Wilson's original sentence was based in part on guideline enhancements for dealing over 500 kilograms of cocaine and for obstruction of justice under USSG § 3C1.1 for having committed perjury during the trial. The Sixth Circuit affirmed the remainder of Wilson's conviction but remanded for the trial court to make specific findings of fact regarding these two elements of the sentence. Medina, 992 F.2d at 590-91. On remand, the transcript reflects that the parties reached an agreement as to the disputed sentencing factors. Specifically, Wilson was to be sentenced on the basis of 50 kilograms of cocaine (not over 500) and on a finding that Wilson did in fact commit perjury in the course of his trial testimony. The parties also agreed upon a specific offense level and attendant guideline range. The attorney for the government also noted, without objection, that "[f]or his part, Mr. Wilson is agreeing that they'll [sic] be no further appeals in this matter." The evidence that the parties contemplated an end to this litigation extended to Wilson's finally agreeing to dissociate himself from a motion for a new trial filed by a co-defendant. The court adopted the stipulations, after noting the substantial benefit to Wilson, and sentenced him to a term of 295 months, the lowest sentence contemplated under the agreed range.

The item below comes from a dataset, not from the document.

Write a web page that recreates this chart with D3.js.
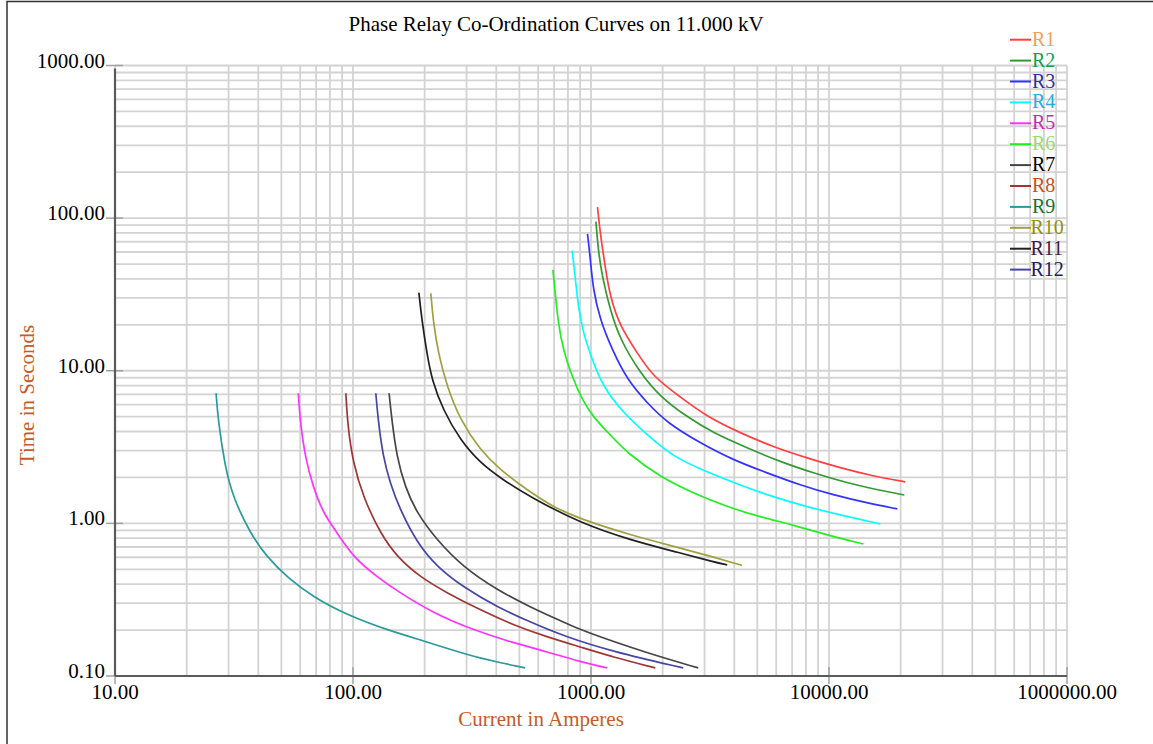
<!DOCTYPE html>
<html>
<head>
<meta charset="utf-8">
<script src="https://cdn.jsdelivr.net/npm/d3@7"></script>
<style>
  body { margin: 0; background: #fff; }
  svg { display: block; font-family: "Liberation Serif", "Times New Roman", serif; }
</style>
</head>
<body>
<svg width="1153" height="744"></svg>
<script>
// relay names, line colours, legend text colours
const relays = ["R1", "R2", "R3", "R4", "R5", "R6", "R7", "R8", "R9", "R10", "R11", "R12"]
const lineColors = ["#ff4040", "#339933", "#3333ff", "#00ffff", "#ff33ff", "#22ee22",
                    "#454545", "#a03535", "#2a9a9a", "#a0a040", "#202020", "#4545a5"]
const textColors = ["#f0a060", "#10a050", "#3030a0", "#20b0e0", "#c030b0", "#a0d870",
                    "#000000", "#c85020", "#207030", "#909010", "#401848", "#202060"]

// axis ticks
const xTicks = [10, 100, 1000, 10000, 100000]
const xTickLabels = ["10.00", "100.00", "1000.00", "10000.00", "1000000.00"]
const yTicks = [0.1, 1, 10, 100, 1000]
const yTickLabels = ["0.10", "1.00", "10.00", "100.00", "1000.00"]

// current (A) and time (s)
const r1I = [1065, 1093, 1147, 1204, 1327, 1564, 1826, 2371, 3079, 4239, 5833, 8104, 11155, 15360, 20930]
const r1T = [117.9, 80.0, 47.9, 30.4, 19.4, 13.08, 9.11, 6.74, 4.98, 3.91, 3.17, 2.68, 2.31, 2.04, 1.87]
const r2I = [1049, 1072, 1115, 1204, 1327, 1610, 1954, 2538, 3263, 4536, 6243, 8590, 11940, 15360, 20730]
const r2T = [94.9, 61.9, 41.2, 25.0, 15.9, 9.67, 6.74, 4.98, 3.91, 3.12, 2.53, 2.14, 1.84, 1.68, 1.535]
const r3I = [966.7, 992, 1021, 1093, 1228, 1420, 1723, 2091, 2877, 3960, 5504, 7574, 10420, 14490, 19370]
const r3T = [78.8, 55.7, 33.8, 21.5, 13.69, 8.70, 6.15, 4.55, 3.36, 2.60, 2.14, 1.78, 1.535, 1.36, 1.243]
const r4I = [833.7, 858.2, 883.5, 927.3, 1012, 1125, 1366, 1723, 2216, 3079, 4239, 5833, 8104, 11155, 16430]
const r4T = [61.2, 41.2, 26.2, 17.69, 11.77, 7.83, 5.29, 3.80, 2.72, 2.17, 1.78, 1.49, 1.281, 1.135, 0.991]
const r5I = [58.9, 59.9, 62.9, 68.0, 74.9, 85.8, 100.1, 126.3, 157.8, 217, 320, 471, 654, 901, 1167]
const r5T = [7.12, 4.76, 2.72, 1.73, 1.17, 0.865, 0.602, 0.445, 0.350, 0.259, 0.200, 0.165, 0.144, 0.124, 0.113]
const r6I = [691.6, 707.2, 728, 764, 833.7, 918.5, 1021, 1204, 1420, 1954, 2689, 3737, 5143, 7077, 9835, 13940]
const r6T = [45.8, 32.3, 20.6, 13.69, 9.11, 6.44, 4.98, 3.80, 2.89, 2.01, 1.582, 1.281, 1.101, 0.976, 0.839, 0.733]
const r7I = [141.8, 145.6, 152.8, 165.6, 185.4, 225.0, 290.2, 403.4, 555, 764, 901, 1723, 2822]
const r7T = [7.12, 4.76, 2.72, 1.73, 1.17, 0.778, 0.518, 0.366, 0.283, 0.226, 0.200, 0.141, 0.113]
const r8I = [93.3, 95.1, 100.1, 110.3, 130.0, 153.2, 191.4, 248.6, 342, 471, 654, 901, 1240, 1862]
const r8T = [7.12, 4.30, 2.49, 1.49, 0.865, 0.602, 0.445, 0.350, 0.271, 0.216, 0.180, 0.155, 0.133, 0.113]
const r9I = [26.6, 27.1, 29.0, 31.3, 36.9, 43.5, 52.8, 68.0, 94.5, 139, 211, 320, 529]
const r9T = [7.12, 4.76, 2.34, 1.49, 0.865, 0.602, 0.445, 0.329, 0.251, 0.200, 0.165, 0.133, 0.113]
const r10I = [212.3, 217, 227.9, 248.6, 282.0, 342, 415.2, 539.3, 693.6, 901, 1461, 2371, 3263, 4308]
const r10T = [32.2, 21.5, 13.08, 7.83, 4.76, 3.03, 2.24, 1.655, 1.281, 1.069, 0.839, 0.690, 0.602, 0.531]
const r11I = [189.1, 194.7, 204.3, 214.4, 239.1, 282.0, 342, 427.4, 555, 901, 1461, 2371, 3263, 3737]
const r11T = [32.5, 21.5, 13.08, 8.70, 5.53, 3.52, 2.49, 1.925, 1.49, 1.006, 0.778, 0.640, 0.559, 0.534]
const r12I = [124.7, 127.5, 133.8, 143.2, 157.8, 186.0, 225.7, 290.2, 403.4, 555, 764, 1240, 2441]
const r12T = [7.12, 4.76, 2.72, 1.84, 1.224, 0.744, 0.518, 0.383, 0.283, 0.226, 0.183, 0.144, 0.113]

const currents = [r1I, r2I, r3I, r4I, r5I, r6I, r7I, r8I, r9I, r10I, r11I, r12I]
const times = [r1T, r2T, r3T, r4T, r5T, r6T, r7T, r8T, r9T, r10T, r11T, r12T]

const series = relays.map((name, i) => {
  return { name: name, points: currents[i].map((c, j) => [c, times[i][j]]) }
})

const svg = d3.select("svg")

const x = d3.scaleLog().domain([10, 100000]).range([115, 1067])
const y = d3.scaleLog().domain([0.1, 1000]).range([676, 65.5])

// outer frame
svg.append("rect")
  .attr("x", 7).attr("y", 1.5)
  .attr("width", 1300).attr("height", 900)
  .attr("fill", "none")
  .attr("stroke", "#333")
  .attr("stroke-width", 1.5)

// grid: 1..9 in every decade
const xGrid = []
for (let p = 1; p <= 4; p++) for (let m = 1; m <= 9; m++) xGrid.push(m * Math.pow(10, p))
xGrid.push(100000)
const yGrid = []
for (let p = -1; p <= 2; p++) for (let m = 1; m <= 9; m++) yGrid.push(+(m * Math.pow(10, p)).toPrecision(3))
yGrid.push(1000)

const grid = svg.append("g").attr("stroke", "#d3d3d3").attr("stroke-width", 1.8)

grid.selectAll("line.v")
  .data(xGrid)
  .enter()
  .append("line")
  .attr("class", "v")
  .attr("x1", d => x(d)).attr("x2", d => x(d))
  .attr("y1", y(1000)).attr("y2", y(0.1))

grid.selectAll("line.h")
  .data(yGrid)
  .enter()
  .append("line")
  .attr("class", "h")
  .attr("x1", x(10)).attr("x2", x(100000))
  .attr("y1", d => y(d)).attr("y2", d => y(d))

// tick marks
svg.selectAll("line.xtick")
  .data(xTicks)
  .enter()
  .append("line")
  .attr("class", "xtick")
  .attr("x1", d => x(d)).attr("x2", d => x(d))
  .attr("y1", y(0.1) - 9).attr("y2", y(0.1) + 8)
  .attr("stroke", "#a0a0a0").attr("stroke-width", 1.5)

svg.selectAll("line.ytick")
  .data(yTicks)
  .enter()
  .append("line")
  .attr("class", "ytick")
  .attr("x1", x(10) - 9).attr("x2", x(10) + 8)
  .attr("y1", d => y(d)).attr("y2", d => y(d))
  .attr("stroke", "#a0a0a0").attr("stroke-width", 1.5)

// axis lines
svg.append("line")
  .attr("x1", x(10)).attr("x2", x(10))
  .attr("y1", y(1000) + 3).attr("y2", y(0.1))
  .attr("stroke", "#5a5a5a").attr("stroke-width", 2.2)
svg.append("line")
  .attr("x1", x(10)).attr("x2", x(100000))
  .attr("y1", y(0.1)).attr("y2", y(0.1))
  .attr("stroke", "#5a5a5a").attr("stroke-width", 2.2)

// tick labels
svg.selectAll("text.xlabel")
  .data(xTicks)
  .enter()
  .append("text")
  .attr("class", "xlabel")
  .attr("x", d => x(d))
  .attr("y", 699)
  .attr("text-anchor", "middle")
  .attr("font-size", 21)
  .text((d, i) => xTickLabels[i])

svg.selectAll("text.ylabel")
  .data(yTicks)
  .enter()
  .append("text")
  .attr("class", "ylabel")
  .attr("x", 105)
  .attr("y", d => y(d) + 2)
  .attr("text-anchor", "end")
  .attr("font-size", 21)
  .text((d, i) => yTickLabels[i])

// titles
svg.append("text")
  .attr("x", 556).attr("y", 31)
  .attr("text-anchor", "middle")
  .attr("font-size", 21)
  .text("Phase Relay Co-Ordination Curves on 11.000 kV")

svg.append("text")
  .attr("x", 541).attr("y", 726)
  .attr("text-anchor", "middle")
  .attr("font-size", 21)
  .attr("fill", "#c85a28")
  .text("Current in Amperes")

svg.append("text")
  .attr("transform", "translate(34, 395) rotate(-90)")
  .attr("text-anchor", "middle")
  .attr("font-size", 21)
  .attr("fill", "#c85a28")
  .text("Time in Seconds")

// curves
const line = d3.line()
  .x(d => x(d[0]))
  .y(d => y(d[1]))
  .curve(d3.curveBasis)

svg.selectAll("path.curve")
  .data(series)
  .enter()
  .append("path")
  .attr("class", "curve")
  .attr("d", d => line(d.points))
  .attr("fill", "none")
  .attr("stroke", (d, i) => lineColors[i])
  .attr("stroke-width", 1.7)

// legend
const legend = svg.selectAll("g.legend")
  .data(relays)
  .enter()
  .append("g")
  .attr("class", "legend")
  .attr("transform", (d, i) => `translate(1010, ${39.7 + i * 20.9})`)

legend.append("line")
  .attr("x1", 0).attr("x2", 21)
  .attr("y1", 0).attr("y2", 0)
  .attr("stroke", (d, i) => lineColors[i])
  .attr("stroke-width", 2)

legend.append("text")
  .attr("x", (d, i) => i >= 9 ? 20.5 : 22)
  .attr("y", 6)
  .attr("font-size", 20)
  .attr("fill", (d, i) => textColors[i])
  .text(d => d)
</script>
</body>
</html>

Wilson did not take a direct appeal but did file a motion for reconsideration. Wilson contended that the trial court was somehow in error in ignoring the Sixth Circuit's mandate to make specific findings of fact upon remand regardless of the deal worked out between him and the government. Wilson sought the benefit of the holding in United States v. Spears, 49 F.3d 1136, 1143 (6th Cir.1995), in challenging the agreed upon conclusion that he had committed perjury during his trial. The district court summarily denied the motion on the ground of Wilson's waiver of any further appeal of the sentence while reaffirming the court's basic belief that Wilson was eminently deserving of the perjury enhancement.


Wilson's appellate filings go to the merits of his motion. It is the government's contention, however, that a facially valid agreement not to challenge a guideline sentence will be enforced against a defendant in the Sixth Circuit. The government is correct. United States v. Allison, 59 F.3d 43, 46 (6th Cir.), cert. denied, 116 S.Ct. 548 (1995); United States v. Ashe, 47 F.3d 770, 775-76 (6th Cir.), cert. denied, 116 S.Ct. 166 (1995). There are no circumstances present that would call into question Wilson's unequivocal sentencing deal negotiated through counsel that resulted in a greatly reduced sentence.


Accordingly, the district court's judgment is affirmed. Rule 9(b)(3), Rules of the Sixth Circuit.